Directions for this task: Only the lines from the one containing "Give me the Plotly source for this chart." through the one containing "d in trading_days]" belong in the answer; copy them exactly and leave out pictures.

Supplied data:

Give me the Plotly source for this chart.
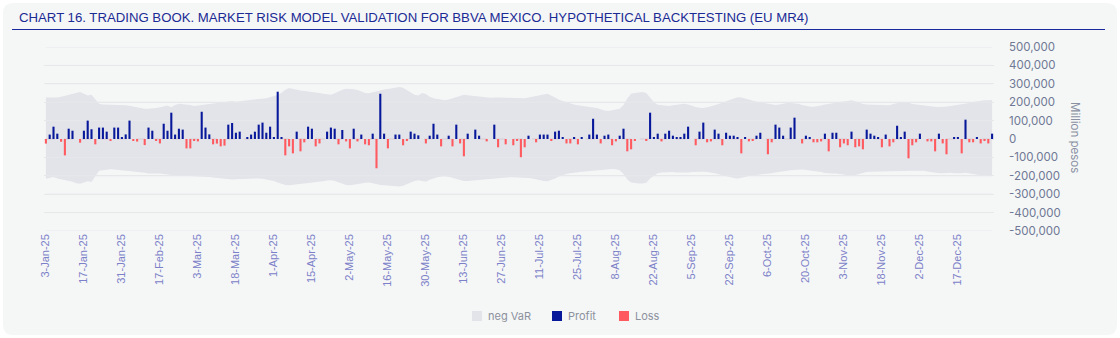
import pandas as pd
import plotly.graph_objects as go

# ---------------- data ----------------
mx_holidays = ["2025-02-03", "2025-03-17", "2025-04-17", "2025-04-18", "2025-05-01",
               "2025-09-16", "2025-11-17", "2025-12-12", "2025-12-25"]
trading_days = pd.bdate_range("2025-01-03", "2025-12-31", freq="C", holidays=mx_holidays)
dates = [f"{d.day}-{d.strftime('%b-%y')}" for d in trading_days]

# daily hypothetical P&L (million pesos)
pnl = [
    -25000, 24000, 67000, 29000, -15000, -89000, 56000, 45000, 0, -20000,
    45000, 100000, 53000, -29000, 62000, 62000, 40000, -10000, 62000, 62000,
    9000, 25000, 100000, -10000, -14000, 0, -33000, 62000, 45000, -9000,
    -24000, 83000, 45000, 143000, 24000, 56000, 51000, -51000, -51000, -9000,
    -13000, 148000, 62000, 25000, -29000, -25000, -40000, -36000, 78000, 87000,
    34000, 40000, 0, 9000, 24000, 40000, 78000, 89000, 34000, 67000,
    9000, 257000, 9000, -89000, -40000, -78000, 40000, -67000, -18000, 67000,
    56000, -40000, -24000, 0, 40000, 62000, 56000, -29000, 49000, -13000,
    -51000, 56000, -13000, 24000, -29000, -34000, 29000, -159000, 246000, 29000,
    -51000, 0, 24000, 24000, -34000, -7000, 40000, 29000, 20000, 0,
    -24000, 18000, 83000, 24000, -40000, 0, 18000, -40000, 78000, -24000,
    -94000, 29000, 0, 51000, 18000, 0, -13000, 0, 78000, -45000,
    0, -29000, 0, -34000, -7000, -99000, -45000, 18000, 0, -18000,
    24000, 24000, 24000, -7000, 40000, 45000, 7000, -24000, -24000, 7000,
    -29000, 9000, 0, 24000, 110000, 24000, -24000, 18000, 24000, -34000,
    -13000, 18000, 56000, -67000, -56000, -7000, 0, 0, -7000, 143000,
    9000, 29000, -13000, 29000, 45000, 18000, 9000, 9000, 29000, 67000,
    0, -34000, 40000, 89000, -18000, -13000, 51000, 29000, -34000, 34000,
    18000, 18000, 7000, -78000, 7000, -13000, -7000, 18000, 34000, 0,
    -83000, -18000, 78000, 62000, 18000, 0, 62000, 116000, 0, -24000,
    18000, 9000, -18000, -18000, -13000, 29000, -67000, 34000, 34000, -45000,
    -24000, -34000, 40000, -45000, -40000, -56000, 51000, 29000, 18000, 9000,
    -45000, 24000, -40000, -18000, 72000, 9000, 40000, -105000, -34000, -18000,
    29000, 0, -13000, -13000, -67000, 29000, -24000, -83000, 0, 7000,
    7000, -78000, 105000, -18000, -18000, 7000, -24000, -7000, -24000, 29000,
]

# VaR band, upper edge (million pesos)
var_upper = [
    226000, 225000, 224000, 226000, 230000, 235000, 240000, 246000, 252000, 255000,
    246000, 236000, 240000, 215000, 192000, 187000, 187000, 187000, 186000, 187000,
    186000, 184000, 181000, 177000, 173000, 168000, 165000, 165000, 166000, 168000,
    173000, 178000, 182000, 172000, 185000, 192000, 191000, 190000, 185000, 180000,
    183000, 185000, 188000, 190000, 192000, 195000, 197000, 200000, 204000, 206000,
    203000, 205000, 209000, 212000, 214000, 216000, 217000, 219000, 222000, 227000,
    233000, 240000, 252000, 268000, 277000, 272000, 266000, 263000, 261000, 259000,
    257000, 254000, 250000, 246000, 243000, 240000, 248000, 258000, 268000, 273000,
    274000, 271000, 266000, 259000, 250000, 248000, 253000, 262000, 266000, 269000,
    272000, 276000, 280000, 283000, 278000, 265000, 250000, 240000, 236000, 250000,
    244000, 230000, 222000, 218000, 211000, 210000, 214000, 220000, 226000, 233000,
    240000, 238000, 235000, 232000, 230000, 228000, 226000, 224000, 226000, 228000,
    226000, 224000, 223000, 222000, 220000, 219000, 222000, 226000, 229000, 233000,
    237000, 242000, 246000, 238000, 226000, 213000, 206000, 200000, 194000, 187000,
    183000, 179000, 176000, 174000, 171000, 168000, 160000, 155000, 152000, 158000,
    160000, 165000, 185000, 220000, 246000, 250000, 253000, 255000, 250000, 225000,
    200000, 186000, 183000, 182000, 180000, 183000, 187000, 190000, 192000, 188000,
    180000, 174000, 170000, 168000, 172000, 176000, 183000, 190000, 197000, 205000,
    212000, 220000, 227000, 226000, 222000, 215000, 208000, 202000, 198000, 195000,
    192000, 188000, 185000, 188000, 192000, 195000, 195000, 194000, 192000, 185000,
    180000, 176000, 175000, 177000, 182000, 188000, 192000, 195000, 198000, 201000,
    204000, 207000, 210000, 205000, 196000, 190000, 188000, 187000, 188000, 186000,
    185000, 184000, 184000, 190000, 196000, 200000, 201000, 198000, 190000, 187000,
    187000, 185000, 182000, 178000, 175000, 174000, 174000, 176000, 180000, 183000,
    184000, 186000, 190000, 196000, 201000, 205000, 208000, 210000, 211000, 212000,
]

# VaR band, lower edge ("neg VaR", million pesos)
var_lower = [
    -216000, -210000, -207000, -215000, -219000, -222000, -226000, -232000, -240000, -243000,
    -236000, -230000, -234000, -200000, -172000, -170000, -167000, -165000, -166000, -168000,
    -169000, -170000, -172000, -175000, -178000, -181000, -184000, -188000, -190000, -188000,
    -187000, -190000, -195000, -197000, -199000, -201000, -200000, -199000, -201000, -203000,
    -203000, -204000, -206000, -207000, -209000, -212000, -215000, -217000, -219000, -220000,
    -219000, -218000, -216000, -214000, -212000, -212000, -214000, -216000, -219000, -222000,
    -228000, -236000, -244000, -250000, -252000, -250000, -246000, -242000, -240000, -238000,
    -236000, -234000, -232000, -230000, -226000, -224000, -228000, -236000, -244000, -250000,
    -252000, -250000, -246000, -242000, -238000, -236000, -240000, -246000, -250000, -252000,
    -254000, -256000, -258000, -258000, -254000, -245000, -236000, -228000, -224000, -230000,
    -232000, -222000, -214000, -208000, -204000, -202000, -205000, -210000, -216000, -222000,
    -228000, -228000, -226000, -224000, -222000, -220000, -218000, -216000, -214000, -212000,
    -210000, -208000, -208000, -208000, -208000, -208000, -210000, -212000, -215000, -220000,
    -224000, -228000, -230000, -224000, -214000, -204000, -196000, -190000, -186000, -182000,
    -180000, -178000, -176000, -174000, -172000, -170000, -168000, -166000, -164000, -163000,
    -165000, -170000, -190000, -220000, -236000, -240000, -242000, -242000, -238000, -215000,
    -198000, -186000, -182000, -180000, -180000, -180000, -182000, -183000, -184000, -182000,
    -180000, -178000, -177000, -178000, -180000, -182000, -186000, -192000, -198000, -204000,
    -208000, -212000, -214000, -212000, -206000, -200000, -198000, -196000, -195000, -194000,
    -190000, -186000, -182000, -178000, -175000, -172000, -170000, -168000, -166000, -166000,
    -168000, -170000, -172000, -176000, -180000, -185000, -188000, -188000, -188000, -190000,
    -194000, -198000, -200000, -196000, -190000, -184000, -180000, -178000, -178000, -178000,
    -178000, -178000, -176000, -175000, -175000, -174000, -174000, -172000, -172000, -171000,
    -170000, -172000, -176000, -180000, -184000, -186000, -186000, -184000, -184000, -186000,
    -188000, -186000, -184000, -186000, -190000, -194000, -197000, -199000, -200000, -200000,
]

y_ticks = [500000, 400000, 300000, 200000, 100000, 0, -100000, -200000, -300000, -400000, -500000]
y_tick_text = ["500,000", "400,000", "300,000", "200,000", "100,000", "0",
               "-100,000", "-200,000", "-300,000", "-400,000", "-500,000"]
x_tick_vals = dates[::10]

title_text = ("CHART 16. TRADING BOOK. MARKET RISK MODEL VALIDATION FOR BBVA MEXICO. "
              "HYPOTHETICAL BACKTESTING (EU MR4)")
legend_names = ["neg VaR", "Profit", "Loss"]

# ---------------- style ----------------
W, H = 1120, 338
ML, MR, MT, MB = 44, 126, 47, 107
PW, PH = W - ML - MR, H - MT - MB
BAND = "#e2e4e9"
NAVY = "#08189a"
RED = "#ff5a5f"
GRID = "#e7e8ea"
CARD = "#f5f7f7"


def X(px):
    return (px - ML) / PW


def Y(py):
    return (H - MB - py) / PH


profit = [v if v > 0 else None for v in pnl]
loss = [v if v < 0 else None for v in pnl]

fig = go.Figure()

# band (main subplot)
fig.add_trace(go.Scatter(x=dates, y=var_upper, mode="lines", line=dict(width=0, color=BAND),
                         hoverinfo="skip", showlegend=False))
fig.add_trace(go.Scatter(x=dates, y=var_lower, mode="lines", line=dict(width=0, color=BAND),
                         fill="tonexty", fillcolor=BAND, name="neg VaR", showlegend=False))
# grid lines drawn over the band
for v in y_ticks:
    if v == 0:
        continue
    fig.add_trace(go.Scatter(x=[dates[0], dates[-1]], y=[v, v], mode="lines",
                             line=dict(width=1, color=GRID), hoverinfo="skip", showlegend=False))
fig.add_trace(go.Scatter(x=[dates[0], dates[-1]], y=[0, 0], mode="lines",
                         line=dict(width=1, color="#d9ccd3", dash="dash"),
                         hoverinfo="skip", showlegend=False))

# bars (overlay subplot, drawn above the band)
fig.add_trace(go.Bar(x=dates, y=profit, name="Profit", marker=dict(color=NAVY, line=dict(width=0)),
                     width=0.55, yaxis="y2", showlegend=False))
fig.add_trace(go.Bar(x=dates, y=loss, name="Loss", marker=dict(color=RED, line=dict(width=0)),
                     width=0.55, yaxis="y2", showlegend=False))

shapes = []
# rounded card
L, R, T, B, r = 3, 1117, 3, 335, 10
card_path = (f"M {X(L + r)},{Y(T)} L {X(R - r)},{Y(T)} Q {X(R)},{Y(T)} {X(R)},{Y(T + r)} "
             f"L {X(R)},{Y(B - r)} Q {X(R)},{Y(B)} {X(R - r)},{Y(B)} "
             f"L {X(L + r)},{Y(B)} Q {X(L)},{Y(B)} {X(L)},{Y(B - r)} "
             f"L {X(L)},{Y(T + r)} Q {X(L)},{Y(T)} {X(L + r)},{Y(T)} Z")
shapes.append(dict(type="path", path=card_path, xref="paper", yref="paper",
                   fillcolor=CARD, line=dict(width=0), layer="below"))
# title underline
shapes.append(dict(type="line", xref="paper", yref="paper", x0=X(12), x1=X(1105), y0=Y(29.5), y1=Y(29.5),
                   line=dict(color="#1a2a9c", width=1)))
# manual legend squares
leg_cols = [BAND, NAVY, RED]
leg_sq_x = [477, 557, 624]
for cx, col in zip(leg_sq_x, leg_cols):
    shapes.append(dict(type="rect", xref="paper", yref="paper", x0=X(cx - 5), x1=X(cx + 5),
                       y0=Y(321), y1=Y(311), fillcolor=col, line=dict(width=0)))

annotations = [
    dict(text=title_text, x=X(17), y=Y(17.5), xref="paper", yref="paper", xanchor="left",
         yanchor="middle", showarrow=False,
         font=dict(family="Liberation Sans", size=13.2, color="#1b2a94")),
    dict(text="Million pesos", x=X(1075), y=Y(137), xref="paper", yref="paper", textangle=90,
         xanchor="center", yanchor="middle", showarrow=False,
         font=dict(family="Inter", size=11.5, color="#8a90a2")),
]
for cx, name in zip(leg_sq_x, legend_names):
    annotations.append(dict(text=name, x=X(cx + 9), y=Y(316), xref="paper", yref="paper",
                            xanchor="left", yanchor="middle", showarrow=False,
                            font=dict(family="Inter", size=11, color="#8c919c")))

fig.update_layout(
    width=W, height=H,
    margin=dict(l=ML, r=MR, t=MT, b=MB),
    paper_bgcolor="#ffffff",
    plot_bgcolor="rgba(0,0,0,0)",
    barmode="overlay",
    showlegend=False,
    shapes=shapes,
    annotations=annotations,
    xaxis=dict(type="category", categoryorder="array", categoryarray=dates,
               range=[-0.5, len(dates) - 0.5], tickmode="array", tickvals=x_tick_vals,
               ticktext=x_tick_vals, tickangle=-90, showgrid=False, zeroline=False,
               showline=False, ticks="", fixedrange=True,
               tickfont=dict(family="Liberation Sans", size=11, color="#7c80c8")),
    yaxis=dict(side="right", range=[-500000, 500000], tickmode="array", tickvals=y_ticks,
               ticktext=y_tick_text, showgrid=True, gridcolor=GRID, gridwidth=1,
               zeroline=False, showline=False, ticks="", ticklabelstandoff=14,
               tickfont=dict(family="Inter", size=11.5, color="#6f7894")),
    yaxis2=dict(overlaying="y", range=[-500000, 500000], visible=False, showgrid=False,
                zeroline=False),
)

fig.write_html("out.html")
...
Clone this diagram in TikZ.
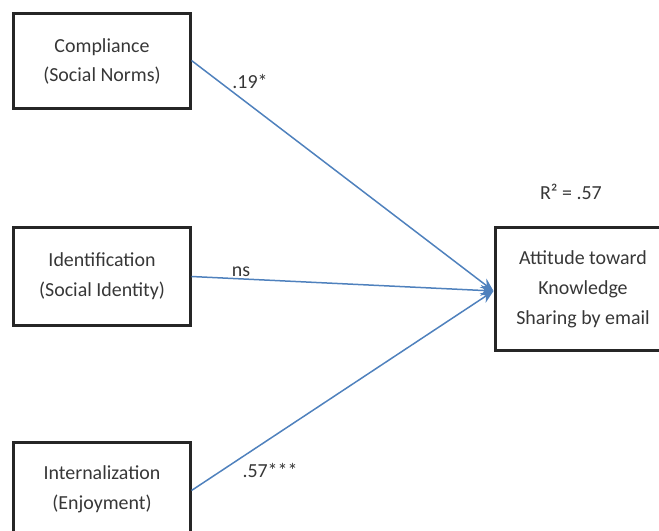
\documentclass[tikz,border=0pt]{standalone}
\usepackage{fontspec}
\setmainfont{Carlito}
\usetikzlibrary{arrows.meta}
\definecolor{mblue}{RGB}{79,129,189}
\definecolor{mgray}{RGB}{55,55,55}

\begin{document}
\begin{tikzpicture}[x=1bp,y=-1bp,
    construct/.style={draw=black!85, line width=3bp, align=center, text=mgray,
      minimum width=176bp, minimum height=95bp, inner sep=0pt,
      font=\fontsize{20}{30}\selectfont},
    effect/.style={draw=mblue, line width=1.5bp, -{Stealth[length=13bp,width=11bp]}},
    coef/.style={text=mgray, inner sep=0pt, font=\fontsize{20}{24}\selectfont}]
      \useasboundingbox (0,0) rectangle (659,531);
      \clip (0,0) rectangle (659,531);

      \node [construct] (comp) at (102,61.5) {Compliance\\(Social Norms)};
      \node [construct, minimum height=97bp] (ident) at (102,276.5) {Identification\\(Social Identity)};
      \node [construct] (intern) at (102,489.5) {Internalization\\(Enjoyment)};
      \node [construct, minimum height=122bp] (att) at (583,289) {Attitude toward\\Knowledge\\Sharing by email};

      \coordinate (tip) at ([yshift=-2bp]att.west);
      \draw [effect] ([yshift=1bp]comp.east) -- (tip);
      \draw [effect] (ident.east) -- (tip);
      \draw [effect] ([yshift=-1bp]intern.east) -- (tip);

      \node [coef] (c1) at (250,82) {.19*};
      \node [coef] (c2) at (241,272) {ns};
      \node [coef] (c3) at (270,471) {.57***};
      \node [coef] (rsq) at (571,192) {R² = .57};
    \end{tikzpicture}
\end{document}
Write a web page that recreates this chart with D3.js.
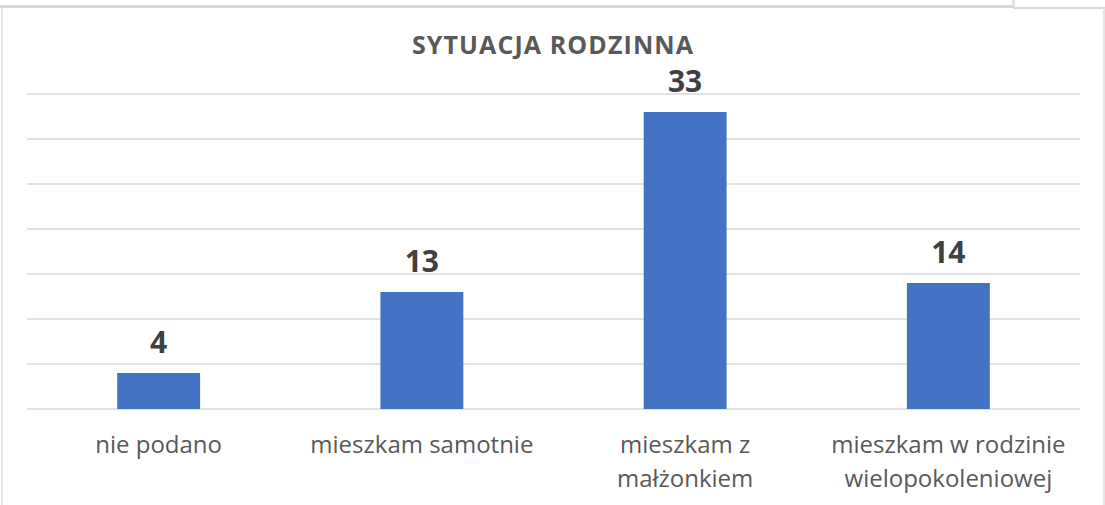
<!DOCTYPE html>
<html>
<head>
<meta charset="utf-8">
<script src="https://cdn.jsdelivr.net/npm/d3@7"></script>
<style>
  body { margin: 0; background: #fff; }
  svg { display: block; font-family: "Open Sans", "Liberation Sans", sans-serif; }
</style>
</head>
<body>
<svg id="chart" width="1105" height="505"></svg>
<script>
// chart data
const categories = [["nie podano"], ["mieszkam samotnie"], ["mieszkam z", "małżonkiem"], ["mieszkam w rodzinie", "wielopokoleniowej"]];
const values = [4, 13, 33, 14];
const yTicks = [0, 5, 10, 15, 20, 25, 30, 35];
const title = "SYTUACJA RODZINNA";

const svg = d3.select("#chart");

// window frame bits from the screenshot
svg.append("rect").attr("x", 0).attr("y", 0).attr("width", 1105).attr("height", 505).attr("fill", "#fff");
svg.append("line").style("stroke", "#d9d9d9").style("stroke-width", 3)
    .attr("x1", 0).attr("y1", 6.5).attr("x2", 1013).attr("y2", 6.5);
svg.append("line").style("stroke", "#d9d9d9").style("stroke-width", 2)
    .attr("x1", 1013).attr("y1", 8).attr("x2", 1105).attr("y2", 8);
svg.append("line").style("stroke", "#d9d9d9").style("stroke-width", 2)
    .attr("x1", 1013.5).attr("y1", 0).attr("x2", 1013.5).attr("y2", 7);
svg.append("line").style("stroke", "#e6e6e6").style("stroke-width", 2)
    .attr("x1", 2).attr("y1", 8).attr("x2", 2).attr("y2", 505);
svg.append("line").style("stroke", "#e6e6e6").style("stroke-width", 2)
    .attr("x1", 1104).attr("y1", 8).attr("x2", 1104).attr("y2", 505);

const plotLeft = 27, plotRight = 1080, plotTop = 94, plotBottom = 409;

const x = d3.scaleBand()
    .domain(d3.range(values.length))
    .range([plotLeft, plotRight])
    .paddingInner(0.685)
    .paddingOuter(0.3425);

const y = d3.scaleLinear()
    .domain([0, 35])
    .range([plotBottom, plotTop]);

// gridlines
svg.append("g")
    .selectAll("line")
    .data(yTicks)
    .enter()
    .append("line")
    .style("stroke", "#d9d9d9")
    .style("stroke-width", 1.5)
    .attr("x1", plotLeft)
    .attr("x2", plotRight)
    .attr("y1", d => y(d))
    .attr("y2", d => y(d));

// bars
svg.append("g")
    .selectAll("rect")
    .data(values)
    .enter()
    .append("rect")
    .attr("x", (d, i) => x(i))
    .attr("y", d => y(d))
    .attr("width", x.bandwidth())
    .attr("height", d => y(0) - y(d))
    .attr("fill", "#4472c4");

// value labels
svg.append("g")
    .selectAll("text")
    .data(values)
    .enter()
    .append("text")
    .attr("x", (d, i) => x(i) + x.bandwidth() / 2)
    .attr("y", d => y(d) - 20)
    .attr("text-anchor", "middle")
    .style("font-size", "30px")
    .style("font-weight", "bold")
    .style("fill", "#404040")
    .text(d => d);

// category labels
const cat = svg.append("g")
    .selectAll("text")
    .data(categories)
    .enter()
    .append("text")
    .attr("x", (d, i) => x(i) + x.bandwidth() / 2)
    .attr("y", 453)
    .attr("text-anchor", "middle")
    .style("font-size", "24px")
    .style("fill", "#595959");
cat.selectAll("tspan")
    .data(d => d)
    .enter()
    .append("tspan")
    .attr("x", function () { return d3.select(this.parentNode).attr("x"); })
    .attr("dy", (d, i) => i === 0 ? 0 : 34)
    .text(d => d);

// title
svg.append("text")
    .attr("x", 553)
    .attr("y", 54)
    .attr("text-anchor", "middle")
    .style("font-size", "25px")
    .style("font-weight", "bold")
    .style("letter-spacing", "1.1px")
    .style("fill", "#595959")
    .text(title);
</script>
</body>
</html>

Answer to the task:
Give me the Plotly source for this chart.
import pandas as pd
import plotly.graph_objects as go

# ---------------- data ----------------
mx_holidays = ["2025-02-03", "2025-03-17", "2025-04-17", "2025-04-18", "2025-05-01",
               "2025-09-16", "2025-11-17", "2025-12-12", "2025-12-25"]
trading_days = pd.bdate_range("2025-01-03", "2025-12-31", freq="C", holidays=mx_holidays)
dates = [f"{d.day}-{d.strftime('%b-%y')}" for d in trading_days]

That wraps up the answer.